During his 30-year career working with the LBPD, Michael Colbert said he was subjected to frequent harassment, including racial slurs and jokes from his fellow officers that ranged from offhand comments about the color of his skin to overt and intentional acts of racism.
“I was ridiculed for things that I never should have been ridiculed for,” Colbert told the Long Beach Post in a 2022 interview. “And the constant demeaning, it tears you down.”
He also alleged he was wrongfully demoted, unfairly targeted for performance reviews, passed up for promotions and was usually made the scapegoat for any problems with the helicopters.

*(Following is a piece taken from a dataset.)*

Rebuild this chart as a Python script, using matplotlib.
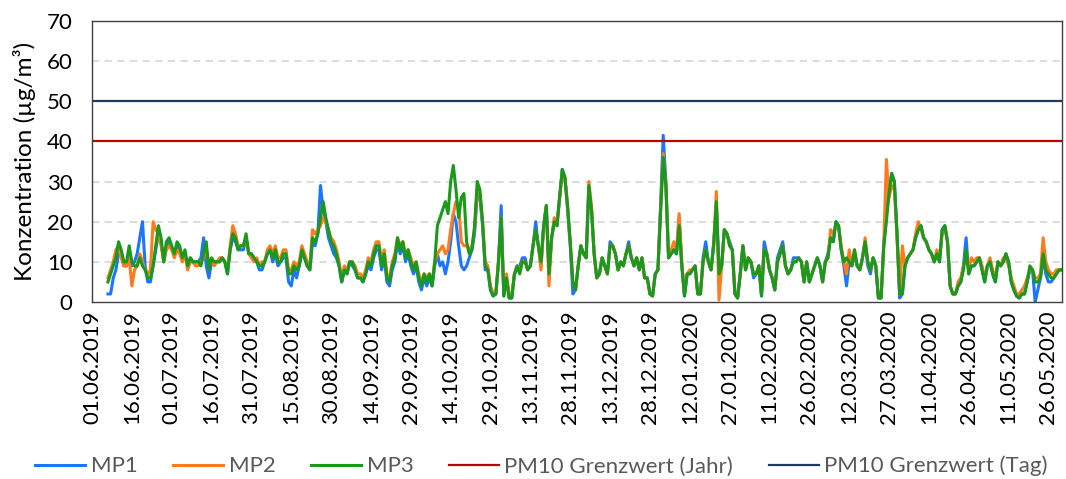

In one of many examples the lawsuit gave of how the department allegedly fostered a hostile and racist work environment, Colbert recalled hearing a new training officer in 1990 refer to a neighborhood in Central Long Beach as “Ni—rVille” before explaining it was a term only associated with people the officers deal with in certain neighborhoods.
Colbert further alleged that someone once placed a banana peel on the hood of an unmarked police car he was assigned and that his chief pilot supervisor for years displayed a hand-drawn “blackface” sketch of the Dragon Ball anime character Mr. Popo in his office cubicle.
On Tuesday, the City Council agreed during its closed session meeting to settle the case and pay out $500,000.
Colbert’s attorney, Richard Jorgensen, declined to comment on why they decided to settle the case, but Deputy City Attorney Howard Russell said the resolution was reached with the help of a professional mediator and prevented risks and additional expenses for both parties had they decided to go to trial. In addition, there is no “admission of liability” on the city’s part, Russell said.
“The City of Long Beach is built on respect, integrity, and equality,” Russell said, adding that the city actively supports the strategies adopted in the Racial Equity and Reconciliation Initiative. “We are committed to a safe, inclusive, and anti-discriminatory workplace and a community for all.”
Long Beach Chief of Police Wally Hebeish reiterated that sentiment, saying his department is “continuing to move forward, and we are committed to having a bias-free, inclusive and diverse workforce.”
But this, according to Jorgensen, is simply “smoke and mirrors,” or a “facade” to downplay a culture that has long been a part of the police department.
“A hundred percent, however you want to cut it, the Long Beach Police Department has no understanding of what boundaries they’re supposed to keep with race relations, hostile work environment, with harassment,” Jorgensen said. “It’s insane.”